▶ Exercise: Retype the whole listing, please, keeping every line exact and dropping the pictures.
::::::::::
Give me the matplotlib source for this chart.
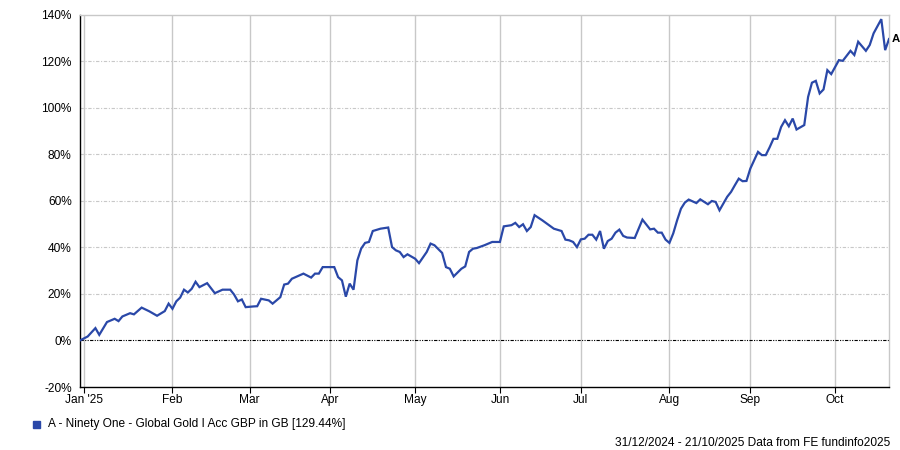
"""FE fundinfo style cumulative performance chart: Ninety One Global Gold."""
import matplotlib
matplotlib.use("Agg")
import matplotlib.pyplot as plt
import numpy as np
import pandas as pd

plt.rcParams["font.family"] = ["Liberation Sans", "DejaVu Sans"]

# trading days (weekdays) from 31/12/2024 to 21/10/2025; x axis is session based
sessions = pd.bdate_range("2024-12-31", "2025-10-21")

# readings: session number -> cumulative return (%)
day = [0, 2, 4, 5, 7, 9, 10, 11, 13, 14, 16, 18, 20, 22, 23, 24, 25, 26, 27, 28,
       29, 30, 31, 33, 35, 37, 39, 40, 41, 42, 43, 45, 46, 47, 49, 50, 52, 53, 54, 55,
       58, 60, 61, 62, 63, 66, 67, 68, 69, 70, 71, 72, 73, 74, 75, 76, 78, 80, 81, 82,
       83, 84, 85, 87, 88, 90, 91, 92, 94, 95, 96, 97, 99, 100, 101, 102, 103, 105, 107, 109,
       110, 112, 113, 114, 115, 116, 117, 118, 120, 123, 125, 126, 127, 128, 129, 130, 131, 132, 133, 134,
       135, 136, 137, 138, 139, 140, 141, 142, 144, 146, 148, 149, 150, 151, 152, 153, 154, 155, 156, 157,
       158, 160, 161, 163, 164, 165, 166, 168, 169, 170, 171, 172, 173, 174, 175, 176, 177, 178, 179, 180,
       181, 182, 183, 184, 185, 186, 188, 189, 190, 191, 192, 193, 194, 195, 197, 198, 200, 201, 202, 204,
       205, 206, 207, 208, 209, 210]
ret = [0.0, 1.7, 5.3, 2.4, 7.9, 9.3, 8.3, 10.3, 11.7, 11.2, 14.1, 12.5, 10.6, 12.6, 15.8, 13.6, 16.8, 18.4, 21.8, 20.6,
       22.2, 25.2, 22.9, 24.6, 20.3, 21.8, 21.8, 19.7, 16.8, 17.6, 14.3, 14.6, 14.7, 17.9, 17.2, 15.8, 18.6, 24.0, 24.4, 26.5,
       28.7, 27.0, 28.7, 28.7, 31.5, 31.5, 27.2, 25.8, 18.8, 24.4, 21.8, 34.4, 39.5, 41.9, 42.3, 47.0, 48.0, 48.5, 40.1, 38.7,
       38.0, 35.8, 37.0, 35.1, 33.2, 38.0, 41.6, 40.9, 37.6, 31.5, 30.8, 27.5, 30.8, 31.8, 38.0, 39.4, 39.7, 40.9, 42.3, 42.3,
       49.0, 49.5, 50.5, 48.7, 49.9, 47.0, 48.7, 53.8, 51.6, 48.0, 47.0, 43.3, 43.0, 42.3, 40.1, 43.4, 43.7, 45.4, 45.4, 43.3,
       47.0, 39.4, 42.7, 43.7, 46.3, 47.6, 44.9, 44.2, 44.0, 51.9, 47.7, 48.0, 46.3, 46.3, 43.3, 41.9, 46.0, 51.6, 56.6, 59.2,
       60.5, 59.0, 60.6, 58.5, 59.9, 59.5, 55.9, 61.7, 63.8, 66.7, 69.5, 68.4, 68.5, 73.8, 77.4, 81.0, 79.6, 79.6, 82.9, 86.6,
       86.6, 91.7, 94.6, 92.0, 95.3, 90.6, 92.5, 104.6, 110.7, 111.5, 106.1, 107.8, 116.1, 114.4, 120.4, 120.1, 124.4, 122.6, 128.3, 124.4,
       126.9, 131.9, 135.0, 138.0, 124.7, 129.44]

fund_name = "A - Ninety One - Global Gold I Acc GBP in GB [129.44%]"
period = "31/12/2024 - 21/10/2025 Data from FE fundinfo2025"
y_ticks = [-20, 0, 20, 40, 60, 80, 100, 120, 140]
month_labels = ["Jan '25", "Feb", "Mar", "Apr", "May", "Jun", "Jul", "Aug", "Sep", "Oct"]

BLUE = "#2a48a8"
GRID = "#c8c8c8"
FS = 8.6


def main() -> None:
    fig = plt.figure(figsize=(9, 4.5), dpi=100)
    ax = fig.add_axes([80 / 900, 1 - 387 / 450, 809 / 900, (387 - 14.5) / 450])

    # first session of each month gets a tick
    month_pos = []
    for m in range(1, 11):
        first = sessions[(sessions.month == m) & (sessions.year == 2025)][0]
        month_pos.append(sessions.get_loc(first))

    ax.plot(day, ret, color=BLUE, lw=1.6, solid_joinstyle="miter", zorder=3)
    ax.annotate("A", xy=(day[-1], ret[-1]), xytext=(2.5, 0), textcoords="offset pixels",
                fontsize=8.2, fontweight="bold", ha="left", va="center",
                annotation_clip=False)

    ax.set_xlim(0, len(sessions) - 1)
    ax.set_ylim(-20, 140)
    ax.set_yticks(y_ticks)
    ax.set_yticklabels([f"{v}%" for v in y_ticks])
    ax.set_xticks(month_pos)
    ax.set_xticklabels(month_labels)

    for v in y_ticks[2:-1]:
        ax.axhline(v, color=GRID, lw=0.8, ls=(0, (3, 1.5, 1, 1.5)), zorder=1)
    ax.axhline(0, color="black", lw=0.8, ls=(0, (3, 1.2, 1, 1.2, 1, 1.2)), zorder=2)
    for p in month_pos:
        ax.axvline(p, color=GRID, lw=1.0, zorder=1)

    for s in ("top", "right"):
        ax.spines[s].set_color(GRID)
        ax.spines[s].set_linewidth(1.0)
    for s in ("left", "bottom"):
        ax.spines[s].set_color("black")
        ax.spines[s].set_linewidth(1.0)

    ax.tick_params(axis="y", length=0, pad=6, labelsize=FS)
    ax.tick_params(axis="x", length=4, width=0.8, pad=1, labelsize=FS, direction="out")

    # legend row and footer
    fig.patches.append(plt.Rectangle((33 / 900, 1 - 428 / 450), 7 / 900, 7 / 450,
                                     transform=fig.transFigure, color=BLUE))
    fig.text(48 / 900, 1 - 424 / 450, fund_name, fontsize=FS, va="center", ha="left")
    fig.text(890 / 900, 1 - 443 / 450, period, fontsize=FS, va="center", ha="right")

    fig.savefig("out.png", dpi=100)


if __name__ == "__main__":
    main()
::::::::::
▶ Written response:
Give me the matplotlib source for this chart.
"""FE fundinfo style cumulative performance chart: Ninety One Global Gold."""
import matplotlib
matplotlib.use("Agg")
import matplotlib.pyplot as plt
import numpy as np
import pandas as pd

plt.rcParams["font.family"] = ["Liberation Sans", "DejaVu Sans"]

# trading days (weekdays) from 31/12/2024 to 21/10/2025; x axis is session based
sessions = pd.bdate_range("2024-12-31", "2025-10-21")

# readings: session number -> cumulative return (%)
day = [0, 2, 4, 5, 7, 9, 10, 11, 13, 14, 16, 18, 20, 22, 23, 24, 25, 26, 27, 28,
       29, 30, 31, 33, 35, 37, 39, 40, 41, 42, 43, 45, 46, 47, 49, 50, 52, 53, 54, 55,
       58, 60, 61, 62, 63, 66, 67, 68, 69, 70, 71, 72, 73, 74, 75, 76, 78, 80, 81, 82,
       83, 84, 85, 87, 88, 90, 91, 92, 94, 95, 96, 97, 99, 100, 101, 102, 103, 105, 107, 109,
       110, 112, 113, 114, 115, 116, 117, 118, 120, 123, 125, 126, 127, 128, 129, 130, 131, 132, 133, 134,
       135, 136, 137, 138, 139, 140, 141, 142, 144, 146, 148, 149, 150, 151, 152, 153, 154, 155, 156, 157,
       158, 160, 161, 163, 164, 165, 166, 168, 169, 170, 171, 172, 173, 174, 175, 176, 177, 178, 179, 180,
       181, 182, 183, 184, 185, 186, 188, 189, 190, 191, 192, 193, 194, 195, 197, 198, 200, 201, 202, 204,
       205, 206, 207, 208, 209, 210]
ret = [0.0, 1.7, 5.3, 2.4, 7.9, 9.3, 8.3, 10.3, 11.7, 11.2, 14.1, 12.5, 10.6, 12.6, 15.8, 13.6, 16.8, 18.4, 21.8, 20.6,
       22.2, 25.2, 22.9, 24.6, 20.3, 21.8, 21.8, 19.7, 16.8, 17.6, 14.3, 14.6, 14.7, 17.9, 17.2, 15.8, 18.6, 24.0, 24.4, 26.5,
       28.7, 27.0, 28.7, 28.7, 31.5, 31.5, 27.2, 25.8, 18.8, 24.4, 21.8, 34.4, 39.5, 41.9, 42.3, 47.0, 48.0, 48.5, 40.1, 38.7,
       38.0, 35.8, 37.0, 35.1, 33.2, 38.0, 41.6, 40.9, 37.6, 31.5, 30.8, 27.5, 30.8, 31.8, 38.0, 39.4, 39.7, 40.9, 42.3, 42.3,
       49.0, 49.5, 50.5, 48.7, 49.9, 47.0, 48.7, 53.8, 51.6, 48.0, 47.0, 43.3, 43.0, 42.3, 40.1, 43.4, 43.7, 45.4, 45.4, 43.3,
       47.0, 39.4, 42.7, 43.7, 46.3, 47.6, 44.9, 44.2, 44.0, 51.9, 47.7, 48.0, 46.3, 46.3, 43.3, 41.9, 46.0, 51.6, 56.6, 59.2,
       60.5, 59.0, 60.6, 58.5, 59.9, 59.5, 55.9, 61.7, 63.8, 66.7, 69.5, 68.4, 68.5, 73.8, 77.4, 81.0, 79.6, 79.6, 82.9, 86.6,
       86.6, 91.7, 94.6, 92.0, 95.3, 90.6, 92.5, 104.6, 110.7, 111.5, 106.1, 107.8, 116.1, 114.4, 120.4, 120.1, 124.4, 122.6, 128.3, 124.4,
       126.9, 131.9, 135.0, 138.0, 124.7, 129.44]

fund_name = "A - Ninety One - Global Gold I Acc GBP in GB [129.44%]"
period = "31/12/2024 - 21/10/2025 Data from FE fundinfo2025"
y_ticks = [-20, 0, 20, 40, 60, 80, 100, 120, 140]
month_labels = ["Jan '25", "Feb", "Mar", "Apr", "May", "Jun", "Jul", "Aug", "Sep", "Oct"]

BLUE = "#2a48a8"
GRID = "#c8c8c8"
FS = 8.6


def main() -> None:
    fig = plt.figure(figsize=(9, 4.5), dpi=100)
    ax = fig.add_axes([80 / 900, 1 - 387 / 450, 809 / 900, (387 - 14.5) / 450])

    # first session of each month gets a tick
    month_pos = []
    for m in range(1, 11):
        first = sessions[(sessions.month == m) & (sessions.year == 2025)][0]
        month_pos.append(sessions.get_loc(first))

    ax.plot(day, ret, color=BLUE, lw=1.6, solid_joinstyle="miter", zorder=3)
    ax.annotate("A", xy=(day[-1], ret[-1]), xytext=(2.5, 0), textcoords="offset pixels",
                fontsize=8.2, fontweight="bold", ha="left", va="center",
                annotation_clip=False)

    ax.set_xlim(0, len(sessions) - 1)
    ax.set_ylim(-20, 140)
    ax.set_yticks(y_ticks)
    ax.set_yticklabels([f"{v}%" for v in y_ticks])
    ax.set_xticks(month_pos)
    ax.set_xticklabels(month_labels)

    for v in y_ticks[2:-1]:
        ax.axhline(v, color=GRID, lw=0.8, ls=(0, (3, 1.5, 1, 1.5)), zorder=1)
    ax.axhline(0, color="black", lw=0.8, ls=(0, (3, 1.2, 1, 1.2, 1, 1.2)), zorder=2)
    for p in month_pos:
        ax.axvline(p, color=GRID, lw=1.0, zorder=1)

    for s in ("top", "right"):
        ax.spines[s].set_color(GRID)
        ax.spines[s].set_linewidth(1.0)
    for s in ("left", "bottom"):
        ax.spines[s].set_color("black")
        ax.spines[s].set_linewidth(1.0)

    ax.tick_params(axis="y", length=0, pad=6, labelsize=FS)
    ax.tick_params(axis="x", length=4, width=0.8, pad=1, labelsize=FS, direction="out")

    # legend row and footer
    fig.patches.append(plt.Rectangle((33 / 900, 1 - 428 / 450), 7 / 900, 7 / 450,
                                     transform=fig.transFigure, color=BLUE))
    fig.text(48 / 900, 1 - 424 / 450, fund_name, fontsize=FS, va="center", ha="left")
    fig.text(890 / 900, 1 - 443 / 450, period, fontsize=FS, va="center", ha="right")

    fig.savefig("out.png", dpi=100)


if __name__ == "__main__":
    main()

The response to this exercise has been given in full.